From Mary Lou in MD:

Booknotes August 2015

Mia King, Good Things (2006). Deidre McIntosh is the famous star of Seattle’s “Live Simple” TV show about cooking and life style. Then, with no warning, a bitch named Marla launches a competing show, heralded with a vicious ad campaign attacking Deidre as well as her show. Deidre’s show is cancelled and her best friend and roommate decides to move in with his boyfriend. She has a spectacular wardrobe and a flashy car, but no savings, no income, no place to live and no idea how she is going to survive. An attractive stranger offers her his country home as a retreat until she gets her life on track and she finds herself in a remote cabin a few miles from the tiny town of Jacob’s Point, near Lake Wish in Eastern Washington. The Wishbone Café and its owner Lindsey become central to Deidre’s life and recovery. Lake Wish has unexpected magical powers and the handsome stranger provides the novel’s love interest as well as its main mystery.

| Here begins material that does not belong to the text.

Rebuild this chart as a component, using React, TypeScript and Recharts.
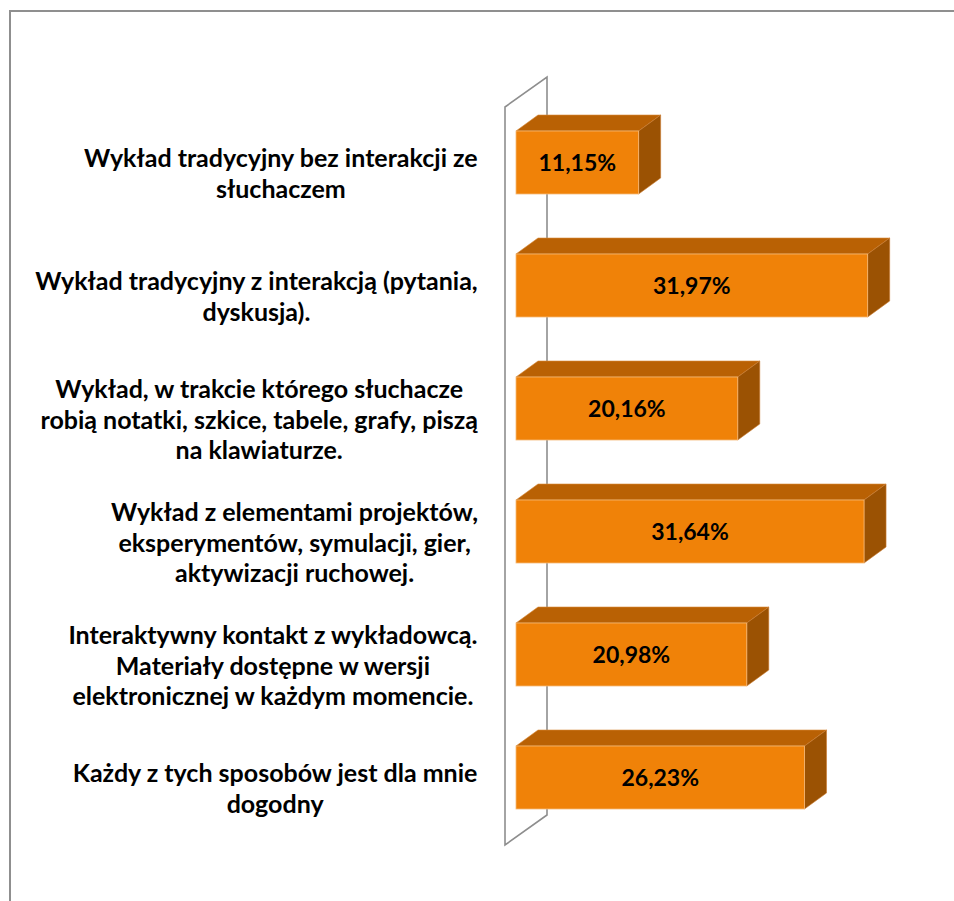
import React from "react";
import { BarChart, Bar, XAxis, YAxis, LabelList } from "recharts";

const categories: string[] = [
  "Wykład tradycyjny bez interakcji ze\nsłuchaczem",
  "Wykład tradycyjny z interakcją (pytania,\ndyskusja).",
  "Wykład, w trakcie którego słuchacze\nrobią notatki, szkice, tabele, grafy, piszą\nna klawiaturze.",
  "Wykład z elementami projektów,\neksperymentów, symulacji, gier,\naktywizacji ruchowej.",
  "Interaktywny kontakt z wykładowcą.\nMateriały dostępne w wersji\nelektronicznej w każdym momencie.",
  "Każdy z tych sposobów jest dla mnie\ndogodny",
];
const values: number[] = [11.15, 31.97, 20.16, 31.64, 20.98, 26.23];

const data = categories.map((c, i) => ({ name: c, value: values[i] }));

const FONT = "Lato, 'Open Sans', sans-serif";
const CAT_SIZE = 25;
const VAL_SIZE = 23;
const LABEL_RIGHT = 467;
const LINE_H = 30.5;

const CHART_W = 943;
const CHART_H = 889;
const M_TOP = 89;
const M_BOTTOM = 62;
const M_RIGHT = 53;

let ctx: CanvasRenderingContext2D | null = null;
function measure(t: string): number {
  if (!ctx) ctx = document.createElement("canvas").getContext("2d");
  if (!ctx) return t.length * 12;
  ctx.font = `bold ${CAT_SIZE}px Lato`;
  return ctx.measureText(t).width;
}

const CatTick = (props: any) => {
  const { y, payload } = props;
  const lines: string[] = String(payload.value).split("\n");
  const maxW = Math.max(...lines.map(measure));
  const cx = LABEL_RIGHT - maxW / 2;
  const cy = y + 10;
  const start = cy - ((lines.length - 1) * LINE_H) / 2;
  return (
    <text
      x={cx}
      y={start}
      textAnchor="middle"
      dominantBaseline="central"
      fontFamily={FONT}
      fontWeight="bold"
      fontSize={CAT_SIZE}
      fill="#000"
    >
      {lines.map((l, i) => (
        <tspan key={i} x={cx} y={start + i * LINE_H}>
          {l}
        </tspan>
      ))}
    </text>
  );
};

const DX = 22;
const DY = 16;
const Box3D = (p: any) => {
  const { x, y, width, height } = p;
  const w = width;
  const h = height;
  return (
    <g>
      <polygon
        points={`${x},${y} ${x + DX},${y - DY} ${x + w + DX},${y - DY} ${x + w},${y}`}
        fill="#B96104"
        stroke="#D98A3A"
        strokeWidth={0.6}
      />
      <polygon
        points={`${x + w},${y} ${x + w + DX},${y - DY} ${x + w + DX},${y + h - DY} ${x + w},${y + h}`}
        fill="#9B5203"
        stroke="#C97A30"
        strokeWidth={0.6}
      />
      <rect x={x} y={y} width={w} height={h} fill="#F08208" stroke="#F6B978" strokeWidth={0.8} />
    </g>
  );
};

// The bar background layer is drawn beneath all bars; use it (once) to draw the 3D wall.
const WallBg = (p: any) => {
  const { x, index } = p;
  if (index !== 0) return <g />;
  const top = M_TOP;
  const bot = CHART_H - M_BOTTOM;
  const fx = x - 11;
  const bx = x + 31;
  const pts = `${fx},${top + 6} ${bx},${top - 24} ${bx},${bot - 24} ${fx},${bot + 6}`;
  return <polygon points={pts} fill="none" stroke="#8E8E8E" strokeWidth={1.6} />;
};

const fmt = (v: any) => `${Number(v).toFixed(2).replace(".", ",")}%`;

export default function App() {
  return (
    <div
      style={{
        position: "absolute",
        left: 9,
        top: 10,
        width: CHART_W,
        height: CHART_H,
        borderLeft: "2px solid #8F8F8F",
        borderTop: "2px solid #8F8F8F",
        background: "#fff",
      }}
    >
      <BarChart
        width={CHART_W}
        height={CHART_H}
        data={data}
        layout="vertical"
        margin={{ top: M_TOP, right: M_RIGHT, bottom: M_BOTTOM, left: 0 }}
        barCategoryGap={0}
      >
        <XAxis type="number" domain={[0, 35]} hide />
        <YAxis
          type="category"
          dataKey="name"
          width={505}
          axisLine={false}
          tickLine={false}
          tick={<CatTick />}
          interval={0}
        />
        <Bar
          dataKey="value"
          barSize={63}
          shape={<Box3D />}
          background={<WallBg />}
          isAnimationActive={false}
        >
          <LabelList
            dataKey="value"
            position="center"
            formatter={fmt}
            fill="#000"
            fontFamily={FONT}
            fontWeight="bold"
            fontSize={VAL_SIZE}
          />
        </Bar>
      </BarChart>
    </div>
  );
}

Tracy Chevalier, The Last Runaway (2013). In 1850-something Honor Bright leaves her Quaker community in Dorset to immigrate to America with her sister Grace, who is going there to marry a shopkeeper in a Quaker community near Oberlin, Ohio. When Honor arrives in Ohio after a dreadful voyage she learns that some of the local women are assisting fugitive slaves, while a rakish man on an impressive horse employs himself as a slavecatcher. The slavery controversy is very heated. Honor does not understand why her new family is hostile to her and forbids her to do anything to assist runaway slaves. She struggles to fit into her new life while remaining true to her Quaker conscience. This novel presents a vivid account of the personal, social and political struggles surrounding the slavery issue.

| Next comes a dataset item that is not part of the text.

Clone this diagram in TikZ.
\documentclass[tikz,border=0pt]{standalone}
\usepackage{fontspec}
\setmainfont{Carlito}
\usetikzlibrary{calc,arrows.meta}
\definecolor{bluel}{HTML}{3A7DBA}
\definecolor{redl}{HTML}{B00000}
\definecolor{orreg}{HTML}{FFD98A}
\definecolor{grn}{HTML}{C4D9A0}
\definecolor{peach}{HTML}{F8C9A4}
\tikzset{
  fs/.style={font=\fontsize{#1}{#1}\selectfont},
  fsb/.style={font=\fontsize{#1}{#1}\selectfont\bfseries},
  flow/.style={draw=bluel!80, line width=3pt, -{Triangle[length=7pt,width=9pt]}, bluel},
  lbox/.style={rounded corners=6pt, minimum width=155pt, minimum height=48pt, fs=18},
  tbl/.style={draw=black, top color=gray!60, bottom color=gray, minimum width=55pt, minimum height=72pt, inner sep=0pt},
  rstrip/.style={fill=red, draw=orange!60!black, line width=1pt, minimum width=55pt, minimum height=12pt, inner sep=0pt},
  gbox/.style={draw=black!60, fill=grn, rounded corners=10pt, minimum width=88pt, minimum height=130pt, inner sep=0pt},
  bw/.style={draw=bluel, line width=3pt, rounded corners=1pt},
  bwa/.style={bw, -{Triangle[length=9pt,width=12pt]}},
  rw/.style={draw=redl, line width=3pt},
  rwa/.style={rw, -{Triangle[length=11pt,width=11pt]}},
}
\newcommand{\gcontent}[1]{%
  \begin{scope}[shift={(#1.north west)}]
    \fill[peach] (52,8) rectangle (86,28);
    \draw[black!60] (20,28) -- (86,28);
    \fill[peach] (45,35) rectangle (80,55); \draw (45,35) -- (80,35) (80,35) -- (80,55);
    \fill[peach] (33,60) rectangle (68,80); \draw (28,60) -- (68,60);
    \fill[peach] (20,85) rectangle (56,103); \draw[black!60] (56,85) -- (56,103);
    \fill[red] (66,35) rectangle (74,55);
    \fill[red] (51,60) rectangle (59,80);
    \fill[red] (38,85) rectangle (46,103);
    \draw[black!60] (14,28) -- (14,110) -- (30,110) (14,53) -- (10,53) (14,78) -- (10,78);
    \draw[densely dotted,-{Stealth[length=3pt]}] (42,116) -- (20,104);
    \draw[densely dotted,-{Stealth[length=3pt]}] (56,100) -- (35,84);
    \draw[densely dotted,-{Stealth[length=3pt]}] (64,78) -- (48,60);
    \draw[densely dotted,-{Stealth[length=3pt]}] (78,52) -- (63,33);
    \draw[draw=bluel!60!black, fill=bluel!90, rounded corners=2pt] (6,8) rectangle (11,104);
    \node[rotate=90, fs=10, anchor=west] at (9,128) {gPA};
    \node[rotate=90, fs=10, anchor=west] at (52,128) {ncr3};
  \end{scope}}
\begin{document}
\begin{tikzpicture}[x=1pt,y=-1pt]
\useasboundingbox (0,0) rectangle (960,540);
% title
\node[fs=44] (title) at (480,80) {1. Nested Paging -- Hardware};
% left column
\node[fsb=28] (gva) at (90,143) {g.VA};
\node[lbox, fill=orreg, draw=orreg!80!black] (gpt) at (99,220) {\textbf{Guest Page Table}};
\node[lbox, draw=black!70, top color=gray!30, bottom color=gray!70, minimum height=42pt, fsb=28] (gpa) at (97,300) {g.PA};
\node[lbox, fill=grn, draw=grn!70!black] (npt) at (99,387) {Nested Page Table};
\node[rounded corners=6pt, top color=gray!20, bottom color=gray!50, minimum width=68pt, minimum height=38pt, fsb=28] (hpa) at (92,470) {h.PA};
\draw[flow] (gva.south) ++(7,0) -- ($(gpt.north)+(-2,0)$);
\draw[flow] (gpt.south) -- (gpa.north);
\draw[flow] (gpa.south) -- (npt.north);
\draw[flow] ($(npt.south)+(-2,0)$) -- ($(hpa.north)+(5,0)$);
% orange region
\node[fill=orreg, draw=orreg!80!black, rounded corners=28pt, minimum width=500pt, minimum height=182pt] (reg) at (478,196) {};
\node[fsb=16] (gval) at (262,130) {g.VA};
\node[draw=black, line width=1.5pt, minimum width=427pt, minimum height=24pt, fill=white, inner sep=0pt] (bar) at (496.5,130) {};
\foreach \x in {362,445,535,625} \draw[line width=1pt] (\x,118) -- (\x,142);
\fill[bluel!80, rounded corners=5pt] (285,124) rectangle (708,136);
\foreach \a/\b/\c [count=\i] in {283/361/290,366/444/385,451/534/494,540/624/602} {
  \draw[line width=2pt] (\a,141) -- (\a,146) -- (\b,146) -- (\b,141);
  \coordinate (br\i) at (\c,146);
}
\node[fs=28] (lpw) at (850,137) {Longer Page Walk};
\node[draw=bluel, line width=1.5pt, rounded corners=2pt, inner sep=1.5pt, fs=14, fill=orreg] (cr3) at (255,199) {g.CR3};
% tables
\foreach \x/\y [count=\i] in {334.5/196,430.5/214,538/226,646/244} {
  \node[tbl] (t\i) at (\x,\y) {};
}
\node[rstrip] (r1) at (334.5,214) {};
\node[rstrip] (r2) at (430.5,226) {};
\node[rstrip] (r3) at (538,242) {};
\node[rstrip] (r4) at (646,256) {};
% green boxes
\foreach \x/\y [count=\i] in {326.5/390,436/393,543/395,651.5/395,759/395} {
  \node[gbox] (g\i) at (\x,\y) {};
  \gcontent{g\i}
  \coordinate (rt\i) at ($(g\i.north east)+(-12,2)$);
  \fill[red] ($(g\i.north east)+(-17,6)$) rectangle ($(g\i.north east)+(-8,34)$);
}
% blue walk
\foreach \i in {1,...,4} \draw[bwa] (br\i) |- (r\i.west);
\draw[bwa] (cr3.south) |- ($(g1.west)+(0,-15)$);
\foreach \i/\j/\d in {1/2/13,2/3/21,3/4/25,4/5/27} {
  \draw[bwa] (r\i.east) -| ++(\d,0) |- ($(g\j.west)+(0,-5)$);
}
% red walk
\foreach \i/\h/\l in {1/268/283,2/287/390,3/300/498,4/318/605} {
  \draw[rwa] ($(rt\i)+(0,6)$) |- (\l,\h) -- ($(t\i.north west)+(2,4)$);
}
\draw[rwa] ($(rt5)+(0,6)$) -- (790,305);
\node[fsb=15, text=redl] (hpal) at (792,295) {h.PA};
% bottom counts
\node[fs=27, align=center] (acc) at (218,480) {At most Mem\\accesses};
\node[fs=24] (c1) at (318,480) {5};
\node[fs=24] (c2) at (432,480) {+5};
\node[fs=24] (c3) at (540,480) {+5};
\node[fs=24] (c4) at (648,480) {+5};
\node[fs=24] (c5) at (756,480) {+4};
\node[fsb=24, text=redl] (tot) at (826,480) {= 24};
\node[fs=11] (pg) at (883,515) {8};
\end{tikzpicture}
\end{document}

Jean Zimmerman, The Orphan Master (2012). This novel is set in the Dutch colony of New Amsterdam (Manhattan) in the 1660s. Edward Drummond, posing as a grain merchant, has traveled there as a spy in the service of King Charles II to seek out regicides who have taken refuge in the New England colonies and to evaluate the Dutch fortifications in the event of British attack. He soon meets Blandine van Couvering, a vibrant and independent young woman who is a savvy trader in furs and other goods. She also is an orphan, long befriended by the local orphan master, one Aet Visser. Several young orphans have been brutally murdered and others have disappeared. Witchcraft is suspected. At one time or another, Edward, Blandine, and Aet fall under suspicion even as they attempt to identify the murderer. There are many other colorful characters, the historical setting is fascinating, and the plot is engaging.

Anthony Trollope, Barchester Towers (1857; B&N Classics 2005). This is volume 2 of Trollope’s 6-volume Barchester series. It is a comic novel of character set in and around the fictitious Victorian town of Barchester. The characters are variously flawed by naiveté, pride, jealousy, greed, ambition and hypocrisy. The author/narrator is intrusive and judgmental. Dr. Proudie, an outsider, is appointed Bishop of Barchester, his wife and his curate (Mr. Slope) are vying for control of the diocese, and the local Anglican worthies are outraged by the low-church dogma the newcomers attempt to impose. Almost all of the characters are selfish, ambitious, and scheming and the few without such motives are a mystery to the others. The plot, such as it is, turns on the resulting miscommunications.